### REQUIREMENT:
Nothing after the line with "const plasmaPropSig = [-0.23, 3.21, 0.92];" belongs in the copy; extract the lines below from the top through that line, pictures left out.

-- begin INPUT DATA --

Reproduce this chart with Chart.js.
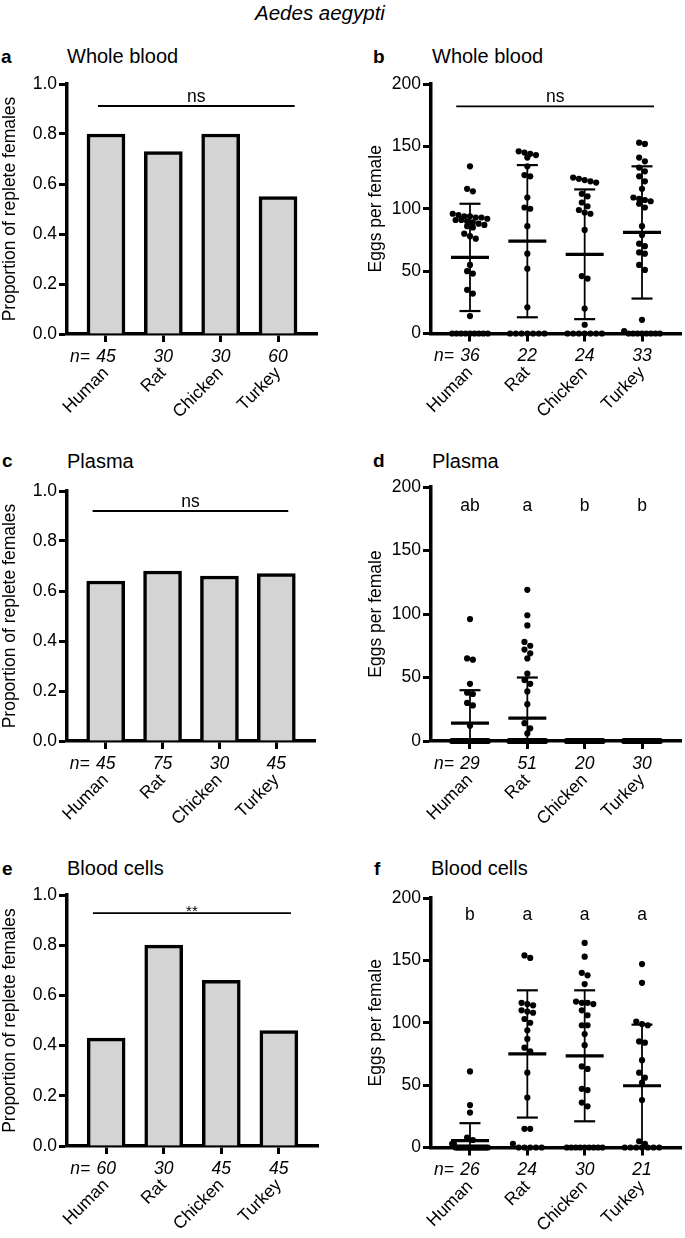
<!DOCTYPE html>
<html>
<head>
<meta charset="utf-8">
<script src="https://cdn.jsdelivr.net/npm/chart.js@4.4.1/dist/chart.umd.min.js"></script>
<style>
body{margin:0;background:#fff;font-family:"Liberation Sans",Arial,Helvetica,sans-serif;}
#page{position:relative;width:685px;height:1238px;overflow:hidden;background:#fff;}
canvas{position:absolute;}
.lbl{position:absolute;white-space:nowrap;line-height:1;color:#000;}
.letter{font-weight:bold;font-size:19px;}
.title{font-size:20px;}
</style>
</head>
<body>
<div id="page">

<div class="lbl" style="left:255px;top:3px;font-size:20.5px;font-style:italic">Aedes aegypti</div>

<div class="lbl letter" style="left:1px;top:47px">a</div>
<div class="lbl title" style="left:67px;top:46px">Whole blood</div>
<div class="lbl letter" style="left:373px;top:47px">b</div>
<div class="lbl title" style="left:432px;top:46px">Whole blood</div>

<div class="lbl letter" style="left:2px;top:451px">c</div>
<div class="lbl title" style="left:67px;top:451px">Plasma</div>
<div class="lbl letter" style="left:373px;top:451px">d</div>
<div class="lbl title" style="left:432px;top:451px">Plasma</div>

<div class="lbl letter" style="left:2px;top:859px">e</div>
<div class="lbl title" style="left:67px;top:858px">Blood cells</div>
<div class="lbl letter" style="left:374px;top:859px">f</div>
<div class="lbl title" style="left:431px;top:858px">Blood cells</div>

<canvas id="chartA"></canvas>
<canvas id="chartB"></canvas>
<canvas id="chartC"></canvas>
<canvas id="chartD"></canvas>
<canvas id="chartE"></canvas>
<canvas id="chartF"></canvas>
</div>

<script>

/* DATA */

const categories = ["Human", "Rat", "Chicken", "Turkey"];

const propTicks = [0, 0.2, 0.4, 0.6, 0.8, 1.0];
const eggTicks = [0, 50, 100, 150, 200];

// a - whole blood, proportion replete
const wholeBloodProp = [0.80, 0.73, 0.80, 0.55];
const wholeBloodPropN = [45, 30, 30, 60];
const wholeBloodPropSig = [-0.14, 3.29, 0.912];

// c - plasma, proportion replete
const plasmaProp = [0.64, 0.68, 0.66, 0.67];
const plasmaPropN = [45, 75, 30, 45];
const plasmaPropSig = [-0.23, 3.21, 0.92];

// e - blood cells, proportion replete
const cellsProp = [0.43, 0.80, 0.66, 0.46];
const cellsPropN = [60, 30, 45, 45];
const cellsPropSig = [-0.23, 3.21, 0.928];

// b - whole blood, eggs per female
const wbEggsHuman = [134, 116, 114, 96, 95, 94, 94, 93, 93, 92, 91, 91, 90, 89, 88, 87, 86, 85,
    80, 78, 76, 55, 50, 48, 35, 32, 14, 0, 0, 0, 0, 0, 0, 0, 0, 0];
const wbEggsRat = [146, 145, 144, 143, 141, 134, 127, 126, 109, 101, 100, 86, 64, 52, 21,
    0, 0, 0, 0, 0, 0, 0];
const wbEggsChicken = [125, 124, 123, 122, 121, 112, 110, 105, 102, 99, 97, 96, 83, 46, 44, 20, 7,
    0, 0, 0, 0, 0, 0, 0];
const wbEggsTurkey = [153, 152, 141, 138, 133, 130, 126, 122, 116, 109, 108, 107, 106, 104, 101,
    86, 79, 72, 70, 65, 64, 55, 51, 11, 2, 0, 0, 0, 0, 0, 0, 0, 0];
const wbEggsMean = [61, 74, 63.5, 81];
const wbEggsSD = [43, 61, 52, 53];
const wbEggsN = [36, 22, 24, 33];
const wbEggsSig = [-0.24, 3.21, 182];

// d - plasma, eggs per female
const plEggsHuman = [96, 65, 64, 45, 38, 37, 30, 28, 12,
    0, 0, 0, 0, 0, 0, 0, 0, 0, 0, 0, 0, 0, 0, 0, 0, 0, 0, 0, 0];
const plEggsRat = [119, 99, 91, 78, 75, 72, 69, 65, 53, 48, 45, 39, 29, 14, 10, 6,
    0, 0, 0, 0, 0, 0, 0, 0, 0, 0, 0, 0, 0, 0, 0, 0, 0, 0, 0, 0,
    0, 0, 0, 0, 0, 0, 0, 0, 0, 0, 0, 0, 0, 0, 0];
const plEggsChicken = [0, 0, 0, 0, 0, 0, 0, 0, 0, 0, 0, 0, 0, 0, 0, 0, 0, 0, 0, 0];
const plEggsTurkey = [0, 0, 0, 0, 0, 0, 0, 0, 0, 0, 0, 0, 0, 0, 0,
    0, 0, 0, 0, 0, 0, 0, 0, 0, 0, 0, 0, 0, 0, 0];
const plEggsMean = [14, 18, 0, 0];
const plEggsSD = [26, 32, 0, 0];
const plEggsN = [29, 51, 20, 30];
const plEggsLetters = ["ab", "a", "b", "b"];
const plEggsLetterY = 181;

// f - blood cells, eggs per female
const bcEggsHuman = [61, 34, 28, 8, 6, 3, 3,
    0, 0, 0, 0, 0, 0, 0, 0, 0, 0, 0, 0, 0, 0, 0, 0, 0, 0, 0];
const bcEggsRat = [154, 152, 116, 115, 114, 110, 109, 108, 103, 100, 94, 87, 80, 77, 60, 40, 15, 15, 3,
    0, 0, 0, 0, 0];
const bcEggsChicken = [164, 153, 140, 138, 131, 117, 116, 116, 115, 110, 106, 98, 98, 91, 82, 65, 63,
    47, 46, 36, 33, 0, 0, 0, 0, 0, 0, 0, 0, 0];
const bcEggsTurkey = [147, 132, 101, 99, 98, 85, 84, 70, 60, 56, 52, 38, 5, 3,
    0, 0, 0, 0, 0, 0, 0];
const bcEggsMean = [5.5, 75, 73.5, 49.5];
const bcEggsSD = [14, 51, 52.5, 49];
const bcEggsN = [26, 24, 30, 21];
const bcEggsLetters = ["b", "a", "a", "a"];
const bcEggsLetterY = 182;

/* SETTINGS */

const FONT = '"Liberation Sans", Arial, Helvetica, sans-serif';
const X_MIN = -0.68;
const X_MAX = 3.68;
const DOT = 5.8;     // spacing of dots in a row (px)
const MAXW = 36;     // widest a row of dots may get (px)

Chart.defaults.font.family = FONT;
Chart.defaults.color = "#000";
Chart.defaults.animation = false;

/* AXES */

function xAxis(xHeight){

    return {
        type: "linear",
        min: X_MIN,
        max: X_MAX,
        offset: false,
        afterBuildTicks: s => {
            s.ticks = categories.map((c, i) => ({ value: i }));
        },
        afterFit: s => { s.height = xHeight; },
        ticks: {
            callback: v => categories[v],
            autoSkip: false,
            minRotation: 45,
            maxRotation: 45,
            padding: 21,
            color: "#000",
            font: { size: 17.5 }
        },
        grid: {
            offset: false,
            drawOnChartArea: false,
            drawTicks: true,
            tickLength: 8,
            tickWidth: 3,
            tickColor: "#000"
        },
        border: { display: true, width: 3.5, color: "#000" }
    };

}

function yAxis(yWidth, max, tickValues, digits, titleText){

    return {
        min: 0,
        max: max,
        afterFit: s => { s.width = yWidth; },
        afterBuildTicks: s => {
            s.ticks = tickValues.map(v => ({ value: v }));
        },
        ticks: {
            callback: v => v.toFixed(digits),
            padding: 2,
            color: "#000",
            font: { size: 17.5 }
        },
        grid: {
            drawOnChartArea: false,
            drawTicks: true,
            tickLength: 8,
            tickWidth: 3,
            tickColor: "#000"
        },
        border: { display: true, width: 3.5, color: "#000" },
        title: {
            display: true,
            text: titleText,
            color: "#000",
            padding: 0,
            font: { size: 17.5 }
        }
    };

}

/* PLUGINS */

function nLabelPlugin(nValues){

    return {
        id: "nLabels",
        afterDraw(chart){
            const ctx = chart.ctx;
            const xs = chart.scales.x;
            const y = chart.chartArea.bottom + 23;
            ctx.save();
            ctx.fillStyle = "#000";
            ctx.font = "italic 17.5px " + FONT;
            ctx.textBaseline = "middle";
            ctx.textAlign = "right";
            ctx.fillText("n=", xs.getPixelForValue(0) - 16, y);
            ctx.textAlign = "center";
            nValues.forEach((n, i) => {
                ctx.fillText(String(n), xs.getPixelForValue(i), y);
            });
            ctx.restore();
        }
    };

}

function sigPlugin(sig, text, size, lift){

    return {
        id: "sigLine",
        afterDatasetsDraw(chart){
            const ctx = chart.ctx;
            const xs = chart.scales.x;
            const ys = chart.scales.y;
            const x1 = xs.getPixelForValue(sig[0]);
            const x2 = xs.getPixelForValue(sig[1]);
            const y = ys.getPixelForValue(sig[2]);
            ctx.save();
            ctx.strokeStyle = "#000";
            ctx.lineWidth = 1.8;
            ctx.beginPath();
            ctx.moveTo(x1, y);
            ctx.lineTo(x2, y);
            ctx.stroke();
            ctx.fillStyle = "#000";
            ctx.font = size + "px " + FONT;
            ctx.textAlign = "center";
            ctx.textBaseline = "alphabetic";
            ctx.fillText(text, (x1 + x2) / 2, y - lift);
            ctx.restore();
        }
    };

}

function letterPlugin(letters, value){

    return {
        id: "letters",
        afterDatasetsDraw(chart){
            const ctx = chart.ctx;
            const xs = chart.scales.x;
            const y = chart.scales.y.getPixelForValue(value);
            ctx.save();
            ctx.fillStyle = "#000";
            ctx.font = "17.5px " + FONT;
            ctx.textAlign = "center";
            ctx.textBaseline = "alphabetic";
            letters.forEach((t, i) => {
                ctx.fillText(t, xs.getPixelForValue(i), y);
            });
            ctx.restore();
        }
    };

}

function errorBarPlugin(means, sds){

    function seg(ctx, x1, y1, x2, y2, w){
        ctx.lineWidth = w;
        ctx.beginPath();
        ctx.moveTo(x1, y1);
        ctx.lineTo(x2, y2);
        ctx.stroke();
    }

    return {
        id: "errorBars",
        afterDatasetsDraw(chart){
            const ctx = chart.ctx;
            const xs = chart.scales.x;
            const ys = chart.scales.y;
            ctx.save();
            ctx.strokeStyle = "#000";
            means.forEach((m, i) => {
                const cx = xs.getPixelForValue(i);
                const hi = m + sds[i];
                const lo = m - sds[i];
                const yHi = ys.getPixelForValue(hi);
                const yLo = ys.getPixelForValue(Math.max(lo, 0));
                const yMean = ys.getPixelForValue(m);
                if(sds[i] > 0){
                    seg(ctx, cx, yHi, cx, yLo, 1.8);
                    seg(ctx, cx - 10.5, yHi, cx + 10.5, yHi, 2.2);
                    if(lo > 0){
                        seg(ctx, cx - 10.5, yLo, cx + 10.5, yLo, 2.2);
                    }
                }
                seg(ctx, cx - 19, yMean, cx + 19, yMean, 3.2);
            });
            ctx.restore();
        }
    };

}

/* DOT ROWS (column scatter) */

function swarm(values, catIndex, pxPerUnit, pxPerCat){

    const sorted = [...values].sort((a, b) => b - a);
    const rows = [];

    sorted.forEach(v => {
        const row = rows[rows.length - 1];
        if(row && (row[0] - v) * pxPerUnit < DOT){
            row.push(v);
        }else{
            rows.push([v]);
        }
    });

    const points = [];

    rows.forEach(row => {
        const k = row.length;
        let step = DOT;
        if(k > 1){
            step = Math.min(DOT, MAXW / (k - 1));
        }
        row.forEach((v, j) => {
            points.push({
                x: catIndex + (j - (k - 1) / 2) * step / pxPerCat,
                y: v
            });
        });
    });

    return points;

}

/* PANEL SETUP */

function setCanvas(id, left, top, width, height){

    const c = document.getElementById(id);
    c.width = width;
    c.height = height;
    c.style.left = left + "px";
    c.style.top = top + "px";
    c.style.width = width + "px";
    c.style.height = height + "px";
    return c;

}

function barPanel(id, box, values, nValues, sig, sigText, sigSize, sigLift){

    const canvas = setCanvas(id, box.left, box.top, box.width, box.height);

    new Chart(canvas, {
        type: "bar",
        data: {
            datasets: [{
                data: values.map((v, i) => ({ x: i, y: v })),
                backgroundColor: "#d4d4d4",
                borderColor: "#000",
                borderWidth: 3.5,
                barThickness: 38
            }]
        },
        options: {
            responsive: false,
            animation: false,
            layout: { padding: { top: 14, right: box.padRight, left: 0, bottom: 0 } },
            plugins: {
                legend: { display: false },
                tooltip: { enabled: false }
            },
            scales: {
                x: xAxis(box.xHeight),
                y: yAxis(box.yWidth, 1, propTicks, 1, "Proportion of replete females")
            }
        },
        plugins: [nLabelPlugin(nValues), sigPlugin(sig, sigText, sigSize, sigLift)]
    });

}

function eggPanel(id, box, groups, means, sds, nValues, extraPlugin){

    const canvas = setCanvas(id, box.left, box.top, box.width, box.height);

    const plotW = box.width - box.yWidth - box.padRight;
    const plotH = box.height - 14 - box.xHeight;
    const pxPerCat = plotW / (X_MAX - X_MIN);
    const pxPerUnit = plotH / 200;

    let points = [];
    groups.forEach((g, i) => {
        points = points.concat(swarm(g, i, pxPerUnit, pxPerCat));
    });

    new Chart(canvas, {
        type: "scatter",
        data: {
            datasets: [{
                data: points,
                backgroundColor: "#000",
                borderColor: "#000",
                borderWidth: 0,
                pointRadius: 3.1,
                clip: false
            }]
        },
        options: {
            responsive: false,
            animation: false,
            layout: { padding: { top: 14, right: box.padRight, left: 0, bottom: 0 } },
            plugins: {
                legend: { display: false },
                tooltip: { enabled: false }
            },
            scales: {
                x: xAxis(box.xHeight),
                y: yAxis(box.yWidth, 200, eggTicks, 0, "Eggs per female")
            }
        },
        plugins: [errorBarPlugin(means, sds), nLabelPlugin(nValues), extraPlugin]
    });

}

/* DRAW */

barPanel("chartA",
    { left: 0, top: 70, width: 342, height: 370, yWidth: 67, padRight: 25, xHeight: 106 },
    wholeBloodProp, wholeBloodPropN, wholeBloodPropSig, "ns", 17.5, 4);

eggPanel("chartB",
    { left: 366, top: 70, width: 319, height: 370, yWidth: 65, padRight: 2, xHeight: 106.5 },
    [wbEggsHuman, wbEggsRat, wbEggsChicken, wbEggsTurkey],
    wbEggsMean, wbEggsSD, wbEggsN,
    sigPlugin(wbEggsSig, "ns", 17.5, 4));

barPanel("chartC",
    { left: 0, top: 477, width: 342, height: 370, yWidth: 67, padRight: 27, xHeight: 106 },
    plasmaProp, plasmaPropN, plasmaPropSig, "ns", 17.5, 4);

eggPanel("chartD",
    { left: 366, top: 473, width: 319, height: 370, yWidth: 65, padRight: 2, xHeight: 102 },
    [plEggsHuman, plEggsRat, plEggsChicken, plEggsTurkey],
    plEggsMean, plEggsSD, plEggsN,
    letterPlugin(plEggsLetters, plEggsLetterY));

barPanel("chartE",
    { left: 0, top: 881, width: 342, height: 357, yWidth: 67, padRight: 24, xHeight: 92 },
    cellsProp, cellsPropN, cellsPropSig, "**", 15, -3);

eggPanel("chartF",
    { left: 366, top: 884, width: 319, height: 354, yWidth: 65, padRight: 2, xHeight: 90.5 },
    [bcEggsHuman, bcEggsRat, bcEggsChicken, bcEggsTurkey],
    bcEggsMean, bcEggsSD, bcEggsN,
    letterPlugin(bcEggsLetters, bcEggsLetterY));

</script>
</body>
</html>
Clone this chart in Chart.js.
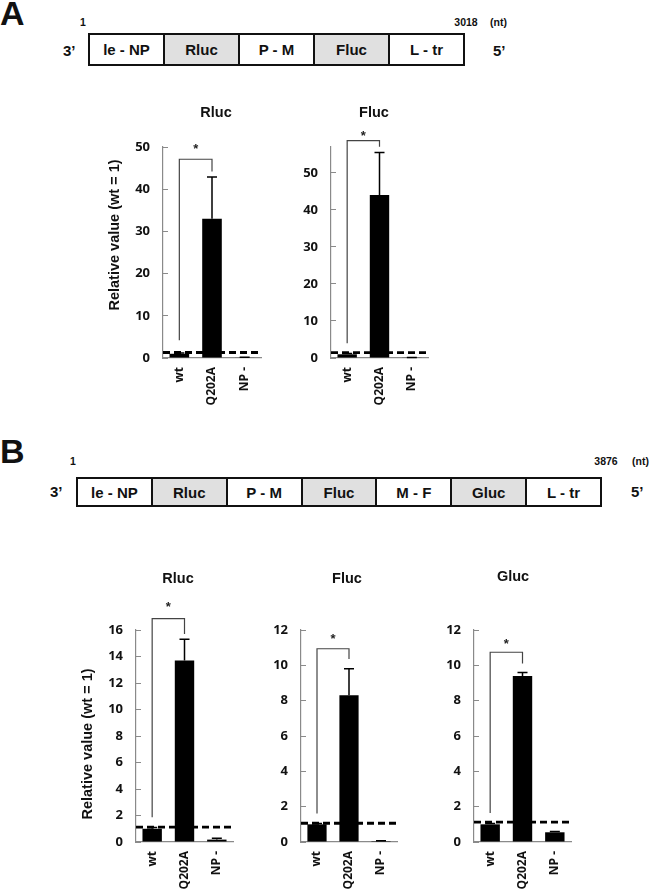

-- end INPUT DATA --

### REPLY TO THE EXERCISE:
Reproduce this chart with Chart.js.
<!DOCTYPE html>
<html>
<head>
<meta charset="utf-8">
<script src="https://cdn.jsdelivr.net/npm/chart.js@4.4.1/dist/chart.umd.min.js"></script>
<style>
body{margin:0;background:#fff;font-family:"Liberation Sans",Arial,Helvetica,sans-serif;}
#page{position:relative;width:685px;height:1238px;overflow:hidden;background:#fff;}
canvas{position:absolute;}
.lbl{position:absolute;white-space:nowrap;line-height:1;color:#000;}
.letter{font-weight:bold;font-size:19px;}
.title{font-size:20px;}
</style>
</head>
<body>
<div id="page">

<div class="lbl" style="left:255px;top:3px;font-size:20.5px;font-style:italic">Aedes aegypti</div>

<div class="lbl letter" style="left:1px;top:47px">a</div>
<div class="lbl title" style="left:67px;top:46px">Whole blood</div>
<div class="lbl letter" style="left:373px;top:47px">b</div>
<div class="lbl title" style="left:432px;top:46px">Whole blood</div>

<div class="lbl letter" style="left:2px;top:451px">c</div>
<div class="lbl title" style="left:67px;top:451px">Plasma</div>
<div class="lbl letter" style="left:373px;top:451px">d</div>
<div class="lbl title" style="left:432px;top:451px">Plasma</div>

<div class="lbl letter" style="left:2px;top:859px">e</div>
<div class="lbl title" style="left:67px;top:858px">Blood cells</div>
<div class="lbl letter" style="left:374px;top:859px">f</div>
<div class="lbl title" style="left:431px;top:858px">Blood cells</div>

<canvas id="chartA"></canvas>
<canvas id="chartB"></canvas>
<canvas id="chartC"></canvas>
<canvas id="chartD"></canvas>
<canvas id="chartE"></canvas>
<canvas id="chartF"></canvas>
</div>

<script>

/* DATA */

const categories = ["Human", "Rat", "Chicken", "Turkey"];

const propTicks = [0, 0.2, 0.4, 0.6, 0.8, 1.0];
const eggTicks = [0, 50, 100, 150, 200];

// a - whole blood, proportion replete
const wholeBloodProp = [0.80, 0.73, 0.80, 0.55];
const wholeBloodPropN = [45, 30, 30, 60];
const wholeBloodPropSig = [-0.14, 3.29, 0.912];

// c - plasma, proportion replete
const plasmaProp = [0.64, 0.68, 0.66, 0.67];
const plasmaPropN = [45, 75, 30, 45];
const plasmaPropSig = [-0.23, 3.21, 0.92];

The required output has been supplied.